**TASK BRIEF:** Will you write out the data exactly, excluding every picture?

**RECORDED INFORMATION:**
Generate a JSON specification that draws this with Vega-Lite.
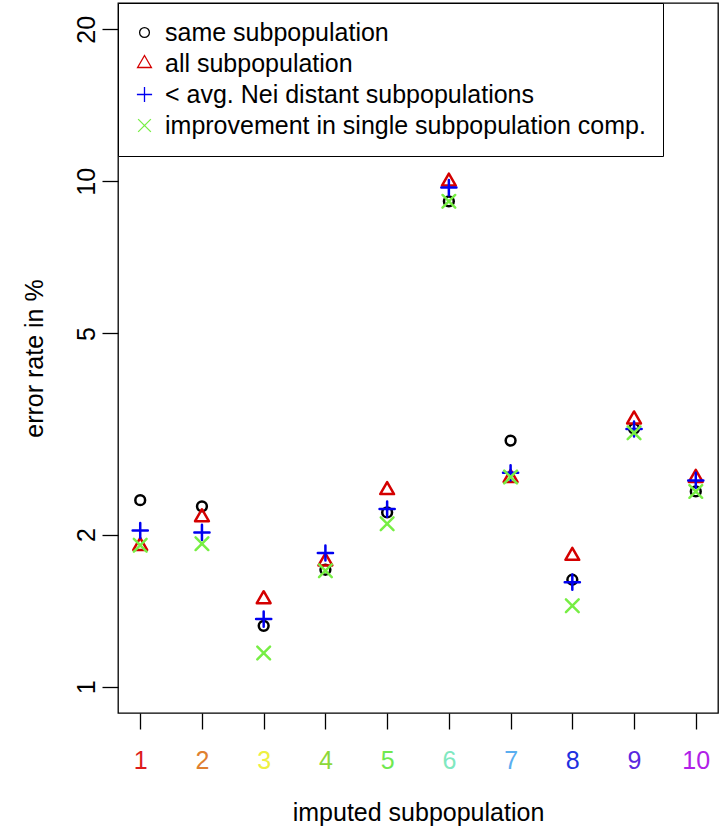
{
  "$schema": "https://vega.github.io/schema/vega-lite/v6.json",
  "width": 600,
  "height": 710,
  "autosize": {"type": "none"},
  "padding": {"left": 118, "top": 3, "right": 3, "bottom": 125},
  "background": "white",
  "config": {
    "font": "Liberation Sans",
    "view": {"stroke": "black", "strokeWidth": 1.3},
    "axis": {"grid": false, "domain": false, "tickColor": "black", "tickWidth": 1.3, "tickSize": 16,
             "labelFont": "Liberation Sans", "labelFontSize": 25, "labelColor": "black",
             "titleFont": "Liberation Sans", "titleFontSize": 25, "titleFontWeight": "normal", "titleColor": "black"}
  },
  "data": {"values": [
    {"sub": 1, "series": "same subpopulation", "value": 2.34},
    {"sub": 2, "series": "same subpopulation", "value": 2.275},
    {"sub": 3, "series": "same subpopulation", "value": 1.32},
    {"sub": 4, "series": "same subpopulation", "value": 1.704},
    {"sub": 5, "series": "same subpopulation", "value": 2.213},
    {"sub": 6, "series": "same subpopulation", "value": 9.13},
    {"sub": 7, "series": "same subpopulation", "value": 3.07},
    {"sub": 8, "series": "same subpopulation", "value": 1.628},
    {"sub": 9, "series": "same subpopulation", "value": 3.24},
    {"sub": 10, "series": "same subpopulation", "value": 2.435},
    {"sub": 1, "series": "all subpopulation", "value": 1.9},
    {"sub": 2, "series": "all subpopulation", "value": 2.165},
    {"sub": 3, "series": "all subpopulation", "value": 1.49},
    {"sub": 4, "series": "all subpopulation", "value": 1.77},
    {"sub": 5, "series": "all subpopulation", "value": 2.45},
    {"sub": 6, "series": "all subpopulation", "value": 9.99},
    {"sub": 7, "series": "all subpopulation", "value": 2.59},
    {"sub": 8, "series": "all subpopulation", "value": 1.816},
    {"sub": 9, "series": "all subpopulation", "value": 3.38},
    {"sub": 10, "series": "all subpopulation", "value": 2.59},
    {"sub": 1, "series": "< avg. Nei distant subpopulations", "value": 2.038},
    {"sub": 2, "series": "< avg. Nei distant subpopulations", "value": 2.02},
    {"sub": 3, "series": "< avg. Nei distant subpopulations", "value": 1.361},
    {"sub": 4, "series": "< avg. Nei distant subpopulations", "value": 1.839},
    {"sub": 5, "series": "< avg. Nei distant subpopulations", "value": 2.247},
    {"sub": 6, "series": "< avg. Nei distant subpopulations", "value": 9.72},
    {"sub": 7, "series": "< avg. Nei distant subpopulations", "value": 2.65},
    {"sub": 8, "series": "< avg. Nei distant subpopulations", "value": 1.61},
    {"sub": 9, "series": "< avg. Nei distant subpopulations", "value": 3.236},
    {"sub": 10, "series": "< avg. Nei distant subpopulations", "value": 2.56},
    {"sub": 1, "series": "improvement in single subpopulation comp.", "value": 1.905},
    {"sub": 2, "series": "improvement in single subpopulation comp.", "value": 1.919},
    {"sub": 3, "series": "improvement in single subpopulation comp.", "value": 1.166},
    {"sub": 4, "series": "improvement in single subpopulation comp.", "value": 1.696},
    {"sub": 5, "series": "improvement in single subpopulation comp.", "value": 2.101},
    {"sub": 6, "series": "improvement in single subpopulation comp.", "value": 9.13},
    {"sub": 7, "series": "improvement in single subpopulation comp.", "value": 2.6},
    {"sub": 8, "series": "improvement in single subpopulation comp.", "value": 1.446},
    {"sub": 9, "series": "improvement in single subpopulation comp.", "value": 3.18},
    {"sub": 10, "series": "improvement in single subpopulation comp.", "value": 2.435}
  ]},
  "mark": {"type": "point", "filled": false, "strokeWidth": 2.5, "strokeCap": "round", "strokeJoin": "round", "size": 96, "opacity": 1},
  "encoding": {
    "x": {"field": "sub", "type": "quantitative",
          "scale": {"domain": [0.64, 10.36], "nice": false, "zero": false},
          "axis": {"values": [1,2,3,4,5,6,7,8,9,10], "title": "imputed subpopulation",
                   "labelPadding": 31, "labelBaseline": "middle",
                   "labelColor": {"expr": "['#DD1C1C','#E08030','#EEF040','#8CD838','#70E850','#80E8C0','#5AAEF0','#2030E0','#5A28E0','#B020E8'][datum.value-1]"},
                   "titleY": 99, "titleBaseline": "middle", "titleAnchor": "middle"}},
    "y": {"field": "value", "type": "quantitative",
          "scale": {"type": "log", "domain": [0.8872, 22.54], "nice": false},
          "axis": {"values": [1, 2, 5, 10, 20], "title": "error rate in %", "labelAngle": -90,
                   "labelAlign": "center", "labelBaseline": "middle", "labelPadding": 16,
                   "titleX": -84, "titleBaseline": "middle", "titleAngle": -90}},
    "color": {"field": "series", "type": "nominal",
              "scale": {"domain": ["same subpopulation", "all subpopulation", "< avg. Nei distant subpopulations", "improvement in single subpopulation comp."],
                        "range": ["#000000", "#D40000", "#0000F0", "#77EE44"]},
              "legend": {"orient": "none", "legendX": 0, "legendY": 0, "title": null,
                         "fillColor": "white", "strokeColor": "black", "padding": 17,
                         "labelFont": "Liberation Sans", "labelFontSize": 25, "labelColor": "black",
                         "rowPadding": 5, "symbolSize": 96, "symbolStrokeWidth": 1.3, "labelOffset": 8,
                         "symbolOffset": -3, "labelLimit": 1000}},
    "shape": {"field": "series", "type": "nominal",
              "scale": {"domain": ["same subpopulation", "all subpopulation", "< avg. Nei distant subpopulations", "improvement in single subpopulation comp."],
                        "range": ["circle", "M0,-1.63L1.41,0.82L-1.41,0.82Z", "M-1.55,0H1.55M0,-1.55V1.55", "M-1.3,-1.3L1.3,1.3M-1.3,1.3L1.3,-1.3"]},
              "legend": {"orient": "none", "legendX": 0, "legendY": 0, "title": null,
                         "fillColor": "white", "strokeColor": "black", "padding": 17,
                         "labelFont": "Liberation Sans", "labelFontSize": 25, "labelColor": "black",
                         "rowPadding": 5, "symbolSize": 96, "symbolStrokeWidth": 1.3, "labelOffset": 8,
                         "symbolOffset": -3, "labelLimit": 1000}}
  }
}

**SOLVED PROBLEM:**
Generate a JSON specification that draws this with Vega-Lite.
{
  "$schema": "https://vega.github.io/schema/vega-lite/v6.json",
  "width": 600,
  "height": 710,
  "autosize": {"type": "none"},
  "padding": {"left": 118, "top": 3, "right": 3, "bottom": 125},
  "background": "white",
  "config": {
    "font": "Liberation Sans",
    "view": {"stroke": "black", "strokeWidth": 1.3},
    "axis": {"grid": false, "domain": false, "tickColor": "black", "tickWidth": 1.3, "tickSize": 16,
             "labelFont": "Liberation Sans", "labelFontSize": 25, "labelColor": "black",
             "titleFont": "Liberation Sans", "titleFontSize": 25, "titleFontWeight": "normal", "titleColor": "black"}
  },
  "data": {"values": [
    {"sub": 1, "series": "same subpopulation", "value": 2.34},
    {"sub": 2, "series": "same subpopulation", "value": 2.275},
    {"sub": 3, "series": "same subpopulation", "value": 1.32},
    {"sub": 4, "series": "same subpopulation", "value": 1.704},
    {"sub": 5, "series": "same subpopulation", "value": 2.213},
    {"sub": 6, "series": "same subpopulation", "value": 9.13},
    {"sub": 7, "series": "same subpopulation", "value": 3.07},
    {"sub": 8, "series": "same subpopulation", "value": 1.628},
    {"sub": 9, "series": "same subpopulation", "value": 3.24},
    {"sub": 10, "series": "same subpopulation", "value": 2.435},
    {"sub": 1, "series": "all subpopulation", "value": 1.9},
    {"sub": 2, "series": "all subpopulation", "value": 2.165},
    {"sub": 3, "series": "all subpopulation", "value": 1.49},
    {"sub": 4, "series": "all subpopulation", "value": 1.77},
    {"sub": 5, "series": "all subpopulation", "value": 2.45},
    {"sub": 6, "series": "all subpopulation", "value": 9.99},
    {"sub": 7, "series": "all subpopulation", "value": 2.59},
    {"sub": 8, "series": "all subpopulation", "value": 1.816},
    {"sub": 9, "series": "all subpopulation", "value": 3.38},
    {"sub": 10, "series": "all subpopulation", "value": 2.59},
    {"sub": 1, "series": "< avg. Nei distant subpopulations", "value": 2.038},
    {"sub": 2, "series": "< avg. Nei distant subpopulations", "value": 2.02},
    {"sub": 3, "series": "< avg. Nei distant subpopulations", "value": 1.361},
    {"sub": 4, "series": "< avg. Nei distant subpopulations", "value": 1.839},
    {"sub": 5, "series": "< avg. Nei distant subpopulations", "value": 2.247},
    {"sub": 6, "series": "< avg. Nei distant subpopulations", "value": 9.72},
    {"sub": 7, "series": "< avg. Nei distant subpopulations", "value": 2.65},
    {"sub": 8, "series": "< avg. Nei distant subpopulations", "value": 1.61},
    {"sub": 9, "series": "< avg. Nei distant subpopulations", "value": 3.236},
    {"sub": 10, "series": "< avg. Nei distant subpopulations", "value": 2.56},
    {"sub": 1, "series": "improvement in single subpopulation comp.", "value": 1.905},
    {"sub": 2, "series": "improvement in single subpopulation comp.", "value": 1.919},
    {"sub": 3, "series": "improvement in single subpopulation comp.", "value": 1.166},
    {"sub": 4, "series": "improvement in single subpopulation comp.", "value": 1.696},
    {"sub": 5, "series": "improvement in single subpopulation comp.", "value": 2.101},
    {"sub": 6, "series": "improvement in single subpopulation comp.", "value": 9.13},
    {"sub": 7, "series": "improvement in single subpopulation comp.", "value": 2.6},
    {"sub": 8, "series": "improvement in single subpopulation comp.", "value": 1.446},
    {"sub": 9, "series": "improvement in single subpopulation comp.", "value": 3.18},
    {"sub": 10, "series": "improvement in single subpopulation comp.", "value": 2.435}
  ]},
  "mark": {"type": "point", "filled": false, "strokeWidth": 2.5, "strokeCap": "round", "strokeJoin": "round", "size": 96, "opacity": 1},
  "encoding": {
    "x": {"field": "sub", "type": "quantitative",
          "scale": {"domain": [0.64, 10.36], "nice": false, "zero": false},
          "axis": {"values": [1,2,3,4,5,6,7,8,9,10], "title": "imputed subpopulation",
                   "labelPadding": 31, "labelBaseline": "middle",
                   "labelColor": {"expr": "['#DD1C1C','#E08030','#EEF040','#8CD838','#70E850','#80E8C0','#5AAEF0','#2030E0','#5A28E0','#B020E8'][datum.value-1]"},
                   "titleY": 99, "titleBaseline": "middle", "titleAnchor": "middle"}},
    "y": {"field": "value", "type": "quantitative",
          "scale": {"type": "log", "domain": [0.8872, 22.54], "nice": false},
          "axis": {"values": [1, 2, 5, 10, 20], "title": "error rate in %", "labelAngle": -90,
                   "labelAlign": "center", "labelBaseline": "middle", "labelPadding": 16,
                   "titleX": -84, "titleBaseline": "middle", "titleAngle": -90}},
    "color": {"field": "series", "type": "nominal",
              "scale": {"domain": ["same subpopulation", "all subpopulation", "< avg. Nei distant subpopulations", "improvement in single subpopulation comp."],
                        "range": ["#000000", "#D40000", "#0000F0", "#77EE44"]},
              "legend": {"orient": "none", "legendX": 0, "legendY": 0, "title": null,
                         "fillColor": "white", "strokeColor": "black", "padding": 17,
                         "labelFont": "Liberation Sans", "labelFontSize": 25, "labelColor": "black",
                         "rowPadding": 5, "symbolSize": 96, "symbolStrokeWidth": 1.3, "labelOffset": 8,
                         "symbolOffset": -3, "labelLimit": 1000}},
    "shape": {"field": "series", "type": "nominal",
              "scale": {"domain": ["same subpopulation", "all subpopulation", "< avg. Nei distant subpopulations", "improvement in single subpopulation comp."],
                        "range": ["circle", "M0,-1.63L1.41,0.82L-1.41,0.82Z", "M-1.55,0H1.55M0,-1.55V1.55", "M-1.3,-1.3L1.3,1.3M-1.3,1.3L1.3,-1.3"]},
              "legend": {"orient": "none", "legendX": 0, "legendY": 0, "title": null,
                         "fillColor": "white", "strokeColor": "black", "padding": 17,
                         "labelFont": "Liberation Sans", "labelFontSize": 25, "labelColor": "black",
                         "rowPadding": 5, "symbolSize": 96, "symbolStrokeWidth": 1.3, "labelOffset": 8,
                         "symbolOffset": -3, "labelLimit": 1000}}
  }
}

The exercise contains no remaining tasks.